Dr. Mahathir said that this issue is not about the Chinese. “We’re here to assure the Chinese government and its people that there will be no change of policy…. We see China as a model for development,” he said at a press conference with Premier Li Keqiang. He emphasized the issue is the corruption inside the Malaysian government itself. Until that is adjudicated, Mahathir had no choice but to put the projects on hold, and to renegotiate the projects if they are to be reinstated. The joint communiqué signed by Malaysia and China at the end of Mahathir’s visit states that the two sides will speed up the implementation of the Memorandum of Understanding on Promoting Mutual Economic Development through the BRI.

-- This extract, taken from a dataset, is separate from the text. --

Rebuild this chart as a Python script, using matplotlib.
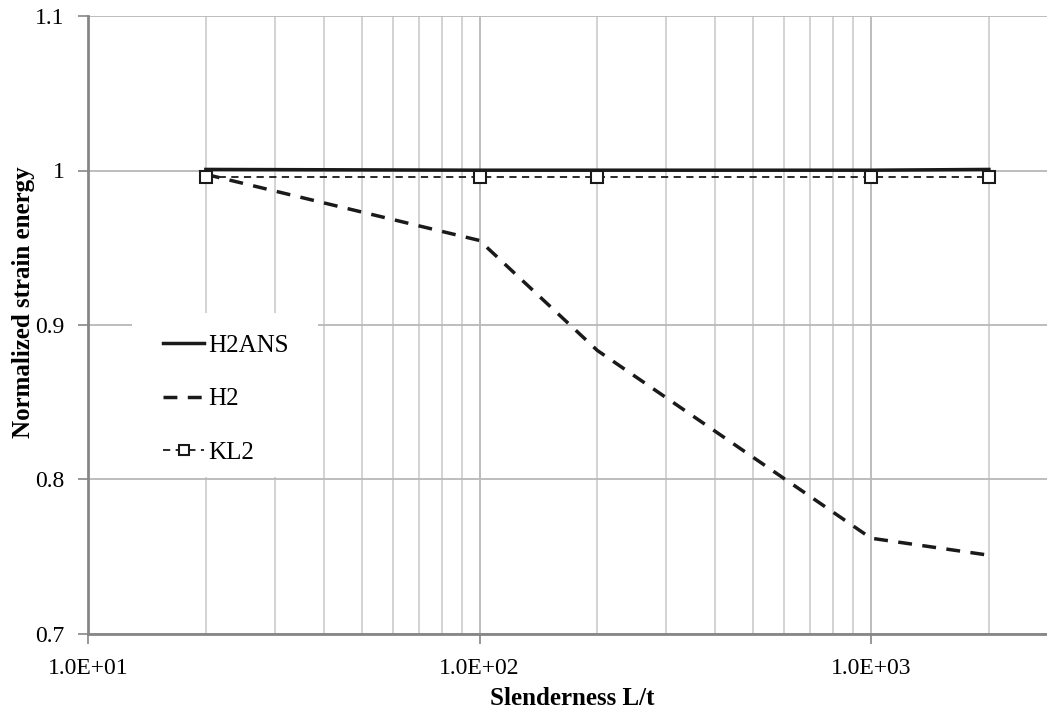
import matplotlib
matplotlib.use("Agg")
import matplotlib.pyplot as plt
from matplotlib.patches import Rectangle
from matplotlib.ticker import FixedLocator, NullFormatter

# slenderness values and normalized strain energy
slenderness = [20, 100, 200, 1000, 2000]
h2ans = [1.0007, 1.0002, 1.0002, 1.0002, 1.0007]
h2 = [0.9975, 0.9547, 0.8835, 0.762, 0.751]
kl2 = [0.9958, 0.9958, 0.9958, 0.9958, 0.9958]

x_ticks = [10, 100, 1000]
x_tick_labels = ["1.0E+01", "1.0E+02", "1.0E+03"]
y_ticks = [0.7, 0.8, 0.9, 1.0, 1.1]
y_tick_labels = ["0.7", "0.8", "0.9", "1", "1.1"]

plt.rcParams['font.family'] = ['Liberation Serif', 'DejaVu Serif']

fig = plt.figure(figsize=(10.47, 7.09), dpi=100)
ax = fig.add_axes([88 / 1047, 75 / 709, 969 / 1047, 618 / 709])

ax.set_xscale('log')
ax.set_xlim(10, 2985)
ax.set_ylim(0.7, 1.1)

# grid: minor + major verticals, horizontals at y ticks
minor = [m * 10 ** e for e in (1, 2, 3) for m in range(2, 10)]
ax.xaxis.set_major_locator(FixedLocator(x_ticks))
ax.xaxis.set_minor_locator(FixedLocator(minor))
ax.xaxis.set_minor_formatter(NullFormatter())
ax.set_xticklabels(x_tick_labels)
ax.set_yticks(y_ticks)
ax.set_yticklabels(y_tick_labels)
ax.grid(True, which='major', color='#b8b8b8', linewidth=1.3)
ax.grid(True, which='minor', axis='x', color='#cccccc', linewidth=1.2)
ax.set_axisbelow(True)

for side in ('top', 'right'):
    ax.spines[side].set_visible(False)
for side in ('left', 'bottom'):
    ax.spines[side].set_color('#868686')
    ax.spines[side].set_linewidth(2)

ax.tick_params(axis='both', which='major', labelsize=17, color='#868686',
               length=7, width=1.2, pad=10)
ax.tick_params(axis='x', which='minor', length=0)

# white legend background hiding the grid
ax.add_patch(Rectangle(((132 - 88) / 969, (634 - 477) / 618),
                       186 / 969, 164 / 618, transform=ax.transAxes,
                       facecolor='white', edgecolor='none', zorder=0.8))

line1, = ax.plot(slenderness, h2ans, color='#1a1a1a', linewidth=2.5, label='H2ANS')
line2, = ax.plot(slenderness, h2, color='#1a1a1a', linewidth=2.5,
                 linestyle=(0, (4, 3)), label='H2')
line3, = ax.plot(slenderness, kl2, color='#1a1a1a', linewidth=1.3,
                 linestyle=(0, (4, 3)), marker='s', markersize=9,
                 markerfacecolor='white', markeredgecolor='#1a1a1a',
                 markeredgewidth=1.5, label='KL2')

leg = ax.legend([line1, line2, line3], ['H2ANS', 'H2', 'KL2'],
                loc='upper left', bbox_to_anchor=((163 - 88) / 969, (634 - 334) / 618),
                frameon=False, fontsize=18, handlelength=1.65,
                handletextpad=0.15, labelspacing=1.25, borderpad=0,
                borderaxespad=0, markerscale=0.75)

ax.set_xlabel('Slenderness L/t', fontsize=18, fontweight='bold', labelpad=6)
ax.set_ylabel('Normalized strain energy', fontsize=18, fontweight='bold')
ax.yaxis.set_label_coords((35 - 88) / 969, (634 - 302) / 618)

fig.savefig('out.png', dpi=100)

The renegotiation of the projects, especially the ECRL, resulted in slimming down the scale of the project, reducing the cost from $16 billion to $11 billion. Malaysian local contractors were allowed to join the main contractor, China Communications Construction Company (CCCC), in building part of the project, using funds extended by the Small Medium Enterprise Development Bank Malaysia. The greatest portion of the project, both in the original and modified structure, is to be financed by loans from the Export-Import Bank of China, not by 1MDB. Construction of the ECRL resumed shortly after the new agreement was reached.

UN/Loey Filipe
Dr. Mahathir bin Mohamad, Prime Minister of Malaysia: “We see China as a model for development.”

Goldman Sachs Bank Pleads Guilty

By 2015, as much as $4.5 billion had gone missing from the 1MDB, set up by Najib soon after he took office in 2009, while nearly $700 million showed up in his personal account. The way the 1MDB fund was replenished with cash was through either international bond issuance with the assistance of Western banks, most significantly Goldman Sachs, or through investment deals with the Saudi oil company PetroSaudi International and the United Arab Emirates state investment vehicle, International Petroleum Investment Co. (IPIC). In both cases Malaysian state-owned assets, such as ports, power plants, and real estate, were used as collateral. The debt incurred through these bond issues became public debt of Malaysia, reaching more than $10 billion in 2015.

Multiple Western banks assisted Najib and his Malaysian partners in siphoning money from 1MDB to private bank accounts in Europe and the U.S. through complicated money laundering schemes and investments. These banks took huge fees for both helping 1MDB to raise money through bond sales and helping Najib to embezzle his share. In December 2018, the Attorney General’s Chambers of Malaysia filed criminal charges against subsidiaries of Goldman Sachs in connection with 1MDB bond offerings arranged and underwritten by Goldman Sachs in 2012 and 2013. The prosecutors were seeking criminal fines in excess of $2.7 billion, misappropriated from bond sale proceeds, and the $600 million in fees received by Goldman Sachs.

In July of this year, Goldman Sachs came to an agreement with Malaysia to end Malaysia’s criminal investigation of the role of Goldman Sachs and several of its employees in the scam. Goldman Sachs will pay $2.5 billion directly to Malaysia and perhaps up to $1.4 billion in proceeds from assets of 1MDB. Goldman—well aware of the amount of fraud it routinely commits—had $3 billion set aside for legal fees. The U.S. FBI is continuing its own investigation, and may fine Goldman another $2 billion, and may also send some people to jail. The reported mastermind of the operation, Jho Low, spent unknown millions in wild Las Vegas parties, while funding the film, The Wolf of Wall Street.

Other Western banks being investigated are Britain’s Royal Bank of Scotland, two U.S. banks, JPMorgan Chase & Co. and Wells Fargo, Germany’s Deutsche Bank AG, Switzerland’s Credit Suisse, Luxembourg’s Edmond de Rothschild Group, and the Australian fund management company Avestra Asset Management. The only investigation in China is being conducted in Hong Kong and is related to $250 million in Credit Suisse branch deposits in Hong Kong linked to Najib Razak and 1MDB.


As in almost all cases this author has encountered of an allegation about a debt-trap or corruption caused by China’s BRI projects, a simple fact check shows no connection between the Chinese project and problems in the host country. Usually these financial and social problems are caused by European and Wall Street banking practices, long before the Chinese companies arrived on the scene. The Malaysian corruption story is no different. This author has shown in several articles, such as “Why China’s Debt-book Diplomacy is a Hoax,” “China’s Debt Trap Found to be Baseless” and “Lebanon Should Join the New Paradigm of the Belt and Road,” that there is no basis for the allegations levelled against China and the BRI, and that almost all of these charges are made not by economists but by political analysts with political motivations.